Step 2: Use the centroid information.
The centroid \(G(10, 10)\) is given as the centroid of the triangle \(PQR\). Using the centroid formula: \[ \left( \frac{x_1 + x_2 + 5}{3}, \frac{y_1 + y_2 + 0}{3} \right) = (10, 10), \] where \(R(5, 0)\) is the focus of the parabola and the points \(P(x_1, y_1)\) and \(Q(x_2, y_2)\) are the points of intersection of the line and the parabola. This gives us two equations: 1. \(\frac{x_1 + x_2 + 5}{3} = 10 \quad \Rightarrow \quad x_1 + x_2 = 25\), 2. \(\frac{y_1 + y_2}{3} = 10 \quad \Rightarrow \quad y_1 + y_2 = 30\). 
Step 3: Solve for \(m\) and \(c\).
We are given that \(c - m = 6\), so \(c = m + 6\). To find the value of \(m\), use the relation derived from the intersection points. First, substitute \(y = mx + c\) into the equation of the parabola: \[ y^2 = 20\left( \frac{y - c}{m} \right). \] Rearrange and simplify: \[ y^2 - \frac{20y}{m} + \frac{20c}{m} = 0. \] Substitute \(c = m + 6\) into the equation: \[ \frac{20}{m} = 30 \quad \Rightarrow \quad m = \frac{2}{3}. \] Now substitute \(m = \frac{2}{3}\) into \(c = m + 6\) to find \(c\): \[ c = \frac{2}{3} + 6 = \frac{20}{3}. \] 
Step 4: Calculate the Points of Intersection.
Substitute \(m = \frac{2}{3}\) and \(c = \frac{20}{3}\) into the quadratic equation. The equation becomes: \[ y^2 - 30y + 200 = 0. \] Solving this quadratic equation, we get the roots: \[ y_1 = 10, \quad y_2 = 20. \] For \(y = 10\), substitute back into the line equation \(y = mx + c\) to get \(x = 5\). Thus, point \(P(5, 10)\) is one intersection point. For \(y = 20\), substitute back into the line equation \(y = mx + c\) to get \(x = 20\).
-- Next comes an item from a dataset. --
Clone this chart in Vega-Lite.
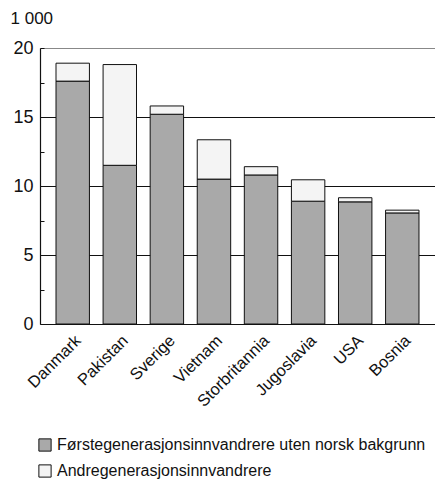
{
  "$schema": "https://vega.github.io/schema/vega-lite/v6.json",
  "width": 395,
  "height": 276,
  "autosize": {"type": "none"},
  "padding": {"left": 40, "top": 48, "right": 0, "bottom": 174},
  "background": "white",
  "config": {
    "font": "Liberation Sans",
    "view": {"stroke": null}
  },
  "data": {
    "values": [
      {"land": "Danmark", "gruppe": "Førstegenerasjonsinnvandrere uten norsk bakgrunn", "ord": 1, "antall": 17.6},
      {"land": "Danmark", "gruppe": "Andregenerasjonsinnvandrere", "ord": 2, "antall": 1.3},
      {"land": "Pakistan", "gruppe": "Førstegenerasjonsinnvandrere uten norsk bakgrunn", "ord": 1, "antall": 11.5},
      {"land": "Pakistan", "gruppe": "Andregenerasjonsinnvandrere", "ord": 2, "antall": 7.3},
      {"land": "Sverige", "gruppe": "Førstegenerasjonsinnvandrere uten norsk bakgrunn", "ord": 1, "antall": 15.2},
      {"land": "Sverige", "gruppe": "Andregenerasjonsinnvandrere", "ord": 2, "antall": 0.6},
      {"land": "Vietnam", "gruppe": "Førstegenerasjonsinnvandrere uten norsk bakgrunn", "ord": 1, "antall": 10.5},
      {"land": "Vietnam", "gruppe": "Andregenerasjonsinnvandrere", "ord": 2, "antall": 2.85},
      {"land": "Storbritannia", "gruppe": "Førstegenerasjonsinnvandrere uten norsk bakgrunn", "ord": 1, "antall": 10.8},
      {"land": "Storbritannia", "gruppe": "Andregenerasjonsinnvandrere", "ord": 2, "antall": 0.6},
      {"land": "Jugoslavia", "gruppe": "Førstegenerasjonsinnvandrere uten norsk bakgrunn", "ord": 1, "antall": 8.9},
      {"land": "Jugoslavia", "gruppe": "Andregenerasjonsinnvandrere", "ord": 2, "antall": 1.55},
      {"land": "USA", "gruppe": "Førstegenerasjonsinnvandrere uten norsk bakgrunn", "ord": 1, "antall": 8.85},
      {"land": "USA", "gruppe": "Andregenerasjonsinnvandrere", "ord": 2, "antall": 0.3},
      {"land": "Bosnia", "gruppe": "Førstegenerasjonsinnvandrere uten norsk bakgrunn", "ord": 1, "antall": 8.05},
      {"land": "Bosnia", "gruppe": "Andregenerasjonsinnvandrere", "ord": 2, "antall": 0.2}
    ]
  },
  "mark": {"type": "bar", "stroke": "#111", "strokeWidth": 1},
  "encoding": {
    "x": {
      "field": "land",
      "type": "nominal",
      "sort": null,
      "scale": {"paddingInner": 0.29, "paddingOuter": 0.34},
      "axis": {
        "title": null,
        "labelAngle": -45,
        "labelAlign": "right",
        "labelBaseline": "top",
        "labelFontSize": 16.5,
        "labelColor": "#111",
        "labelPadding": 8,
        "ticks": false,
        "domainColor": "#111",
        "domainWidth": 1.2
      }
    },
    "y": {
      "field": "antall",
      "type": "quantitative",
      "stack": "zero",
      "scale": {"domain": [0, 20], "nice": false},
      "axis": {
        "title": "1 000",
        "titleAngle": 0,
        "titleAlign": "left",
        "titleBaseline": "middle",
        "titleX": -30,
        "titleY": -30,
        "titleFontSize": 17,
        "titleFontWeight": "normal",
        "titleColor": "#111",
        "values": [0, 2.5, 5, 7.5, 10, 12.5, 15, 17.5, 20],
        "labelExpr": "datum.value % 5 == 0 ? datum.label : ''",
        "labelFontSize": 18,
        "labelColor": "#111",
        "labelPadding": 11,
        "tickSize": -4,
        "tickColor": "#111",
        "domainColor": "#111",
        "domainWidth": 1.2,
        "grid": true,
        "gridColor": {"condition": {"test": "datum.value == 20", "value": "#888"}, "value": "#111"},
        "gridOpacity": {"condition": {"test": "datum.value % 5 != 0 || datum.value == 0", "value": 0}, "value": 1},
        "gridWidth": 1
      }
    },
    "color": {
      "field": "gruppe",
      "type": "nominal",
      "sort": ["Førstegenerasjonsinnvandrere uten norsk bakgrunn", "Andregenerasjonsinnvandrere"],
      "scale": {
        "domain": ["Førstegenerasjonsinnvandrere uten norsk bakgrunn", "Andregenerasjonsinnvandrere"],
        "range": ["#a9a9a9", "#f4f4f4"]
      },
      "legend": {
        "title": null,
        "orient": "none",
        "legendX": -3,
        "legendY": 389,
        "direction": "vertical",
        "symbolType": "square",
        "symbolSize": 150,
        "symbolStrokeColor": "#111",
        "symbolStrokeWidth": 1,
        "labelFontSize": 16,
        "labelColor": "#111",
        "labelLimit": 400,
        "rowPadding": 8,
        "labelOffset": 4
      }
    },
    "order": {"field": "ord", "type": "quantitative"}
  }
}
Thus, point \(Q(20, 20)\) is the other intersection point. 
Step 5: Calculate the Length of the Chord \(PQ\).
The distance between the points \(P(5, 10)\) and \(Q(20, 20)\) is given by the distance formula: \[ PQ^2 = (x_2 - x_1)^2 + (y_2 - y_1)^2 = (20 - 5)^2 + (20 - 10)^2 = 15^2 + 10^2 = 225 + 100 = 325. \] 
Final Answer: 325.